What you will do: Quote from the first line below through the line that contains "Pais\nMin', 'Interior del Pais\nMax']", both included, and leave the pictures out.

Data lines:

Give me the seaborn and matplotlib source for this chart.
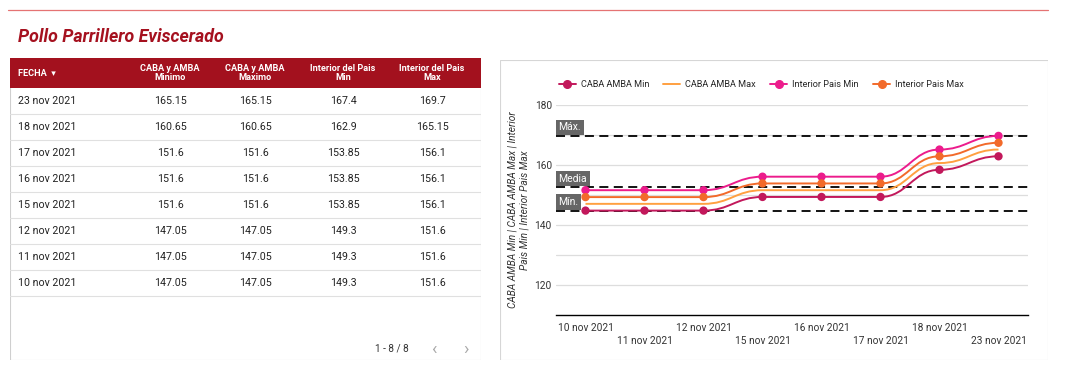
import matplotlib.pyplot as plt
import seaborn as sns
import pandas as pd
import numpy as np
from matplotlib.path import Path
from matplotlib.patches import PathPatch, Rectangle

# table data
fechas = ['23 nov 2021', '18 nov 2021', '17 nov 2021', '16 nov 2021',
          '15 nov 2021', '12 nov 2021', '11 nov 2021', '10 nov 2021']
caba_minimo = ['165.15', '160.65', '151.6', '151.6', '151.6', '147.05', '147.05', '147.05']
caba_maximo = ['165.15', '160.65', '151.6', '151.6', '151.6', '147.05', '147.05', '147.05']
interior_min = ['167.4', '162.9', '153.85', '153.85', '153.85', '149.3', '149.3', '149.3']
interior_max = ['169.7', '165.15', '156.1', '156.1', '156.1', '151.6', '151.6', '151.6']
headers = ['FECHA  \u25BE', 'CABA y AMBA\nMinimo', 'CABA y AMBA\nMaximo',
           'Interior del Pais\nMin', 'Interior del Pais\nMax']

# chart data
dias = ['10 nov 2021', '11 nov 2021', '12 nov 2021', '15 nov 2021',
        '16 nov 2021', '17 nov 2021', '18 nov 2021', '23 nov 2021']
caba_amba_min = [144.8, 144.8, 144.8, 149.35, 149.35, 149.35, 158.4, 162.9]
caba_amba_max = [147.05, 147.05, 147.05, 151.6, 151.6, 151.6, 160.65, 165.15]
interior_pais_min = [151.6, 151.6, 151.6, 156.1, 156.1, 156.1, 165.15, 169.7]
interior_pais_max = [149.3, 149.3, 149.3, 153.85, 153.85, 153.85, 162.9, 167.4]

# reference lines as shown on the chart
ref_labels = ['M\u00e1x.', 'Media', 'M\u00edn.']
ref_values = [169.7, 152.6, 144.8]

series = {
    'CABA AMBA Min': (caba_amba_min, '#c2185b', True),
    'CABA AMBA Max': (caba_amba_max, '#ffa040', False),
    'Interior Pais Min': (interior_pais_min, '#ec1c8c', True),
    'Interior Pais Max': (interior_pais_max, '#f26a2a', True),
}

sns.set_style('white')
plt.rcParams['font.family'] = ['Roboto', 'DejaVu Sans']

W, H = 1068, 378
fig = plt.figure(figsize=(W / 100, H / 100), dpi=100)
fig.patch.set_facecolor('white')

def fx(px):
    return px / W

def fy(py):
    return 1 - py / H

# top red rule + title
fig.add_artist(plt.Line2D([fx(8), fx(1048)], [fy(10), fy(10)], color='#e57373', lw=0.9))
fig.text(fx(18), fy(37), 'Pollo Parrillero Eviscerado', color='#a5111f',
         fontsize=12.8, fontweight='bold', fontstyle='italic', va='center')

# ---- table panel ----
tx = fig.add_axes([fx(10), fy(360), fx(471), fy(58) - fy(360)])
tx.set_xlim(10, 481)
tx.set_ylim(360, 58)
tx.axis('off')
tx.add_patch(Rectangle((10, 58), 471, 302, fc='white', ec='#cfcfcf', lw=0.8))
tx.add_patch(Rectangle((10, 58), 471, 30, fc='#a3111e', ec='none'))
col_x = [18, 170, 255, 343, 432]
for i, h in enumerate(headers):
    tx.text(col_x[i], 73, h, color='white', fontsize=6.6, fontweight='bold',
            ha='left' if i == 0 else 'center', va='center', linespacing=1.0)
cols = [fechas, caba_minimo, caba_maximo, interior_min, interior_max]
for r in range(len(fechas)):
    yc = 101 + r * 26
    for c, vals in enumerate(cols):
        tx.text(col_x[c], yc, vals[r], color='#222222', fontsize=7.7,
                ha='left' if c == 0 else 'center', va='center')
    tx.plot([10, 481], [114 + r * 26, 114 + r * 26], color='#e0e0e0', lw=0.8)
tx.text(392, 349, '1 - 8 / 8', fontsize=7.2, color='#333333', ha='center', va='center')
tx.text(434, 349, '\u2039', fontsize=13, color='#aaaaaa', ha='center', va='center')
tx.text(466, 349, '\u203A', fontsize=13, color='#aaaaaa', ha='center', va='center')

# ---- chart panel ----
bg = fig.add_axes([fx(500), fy(360), fx(548), fy(60) - fy(360)])
bg.set_xlim(0, 1)
bg.set_ylim(0, 1)
bg.axis('off')
bg.add_patch(Rectangle((0, 0), 1, 1, fc='white', ec='#d6d6d6', lw=0.8))

ax = fig.add_axes([fx(556), fy(315), fx(1028) - fx(556), fy(105) - fy(315)])
rows = []
for name, (vals, color, mk) in series.items():
    for d, v in zip(dias, vals):
        rows.append({'dia': d, 'valor': v, 'serie': name})
df = pd.DataFrame(rows)

pos = np.arange(len(dias))
for name, (vals, color, mk) in series.items():
    # smooth curve through the points (bezier segments in data coords)
    verts = [(pos[0], vals[0])]
    codes = [Path.MOVETO]
    for i in range(len(vals) - 1):
        verts += [(pos[i] + 0.45, vals[i]), (pos[i + 1] - 0.45, vals[i + 1]), (pos[i + 1], vals[i + 1])]
        codes += [Path.CURVE4] * 3
    ax.add_patch(PathPatch(Path(verts, codes), fc='none', ec=color, lw=1.4, zorder=3))
    if mk:
        sns.scatterplot(data=df[df['serie'] == name], x='dia', y='valor', color=color,
                        s=36, edgecolor='none', ax=ax, zorder=4, legend=False)

for lab, v in zip(ref_labels, ref_values):
    ax.axhline(v, color='black', lw=1.3, ls=(0, (5, 3)), zorder=2)
    ax.text(0.005, v + 1.2, lab, transform=ax.get_yaxis_transform(), fontsize=7.5,
            color='white', va='bottom', ha='left', zorder=5,
            bbox=dict(boxstyle='square,pad=0.25', fc='#666666', ec='none'))

ax.set_xlim(-0.5, len(dias) - 0.5)
ax.set_ylim(110, 180)
ax.set_yticks([120, 140, 160, 180])
ax.set_yticks([130, 150, 170], minor=True)
ax.grid(axis='y', which='both', color='#dddddd', lw=0.9, zorder=0)
ax.set_xticks(pos)
ax.set_xticklabels([d if i % 2 == 0 else '\n' + d for i, d in enumerate(dias)],
                   linespacing=1.35)
ax.tick_params(axis='both', length=0, labelsize=7.3, labelcolor='#333333')
ax.tick_params(axis='x', pad=6)
ax.tick_params(axis='y', pad=3)
for s in ['top', 'right', 'left']:
    ax.spines[s].set_visible(False)
ax.spines['bottom'].set_color('black')
ax.spines['bottom'].set_linewidth(1.0)
ax.set_xlabel('')
ax.set_ylabel('CABA AMBA Min | CABA AMBA Max | Interior\nPais Min | Interior Pais Max',
              fontsize=7.3, fontstyle='italic', color='#333333', labelpad=4)

handles = []
for name, (vals, color, mk) in series.items():
    handles.append(plt.Line2D([], [], color=color, lw=1.4, marker='o' if mk else None,
                              markersize=5.5, label=name))
ax.legend(handles=handles, loc='lower left', bbox_to_anchor=(-0.002, 1.06), ncol=4,
          frameon=False, fontsize=6.6, handlelength=1.85, columnspacing=1.55,
          handletextpad=0.55, borderaxespad=0)

fig.savefig('out.png', dpi=100)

Task solution:
Give me the seaborn and matplotlib source for this chart.
import matplotlib.pyplot as plt
import seaborn as sns
import pandas as pd
import numpy as np
from matplotlib.path import Path
from matplotlib.patches import PathPatch, Rectangle

# table data
fechas = ['23 nov 2021', '18 nov 2021', '17 nov 2021', '16 nov 2021',
          '15 nov 2021', '12 nov 2021', '11 nov 2021', '10 nov 2021']
caba_minimo = ['165.15', '160.65', '151.6', '151.6', '151.6', '147.05', '147.05', '147.05']
caba_maximo = ['165.15', '160.65', '151.6', '151.6', '151.6', '147.05', '147.05', '147.05']
interior_min = ['167.4', '162.9', '153.85', '153.85', '153.85', '149.3', '149.3', '149.3']
interior_max = ['169.7', '165.15', '156.1', '156.1', '156.1', '151.6', '151.6', '151.6']
headers = ['FECHA  \u25BE', 'CABA y AMBA\nMinimo', 'CABA y AMBA\nMaximo',
           'Interior del Pais\nMin', 'Interior del Pais\nMax']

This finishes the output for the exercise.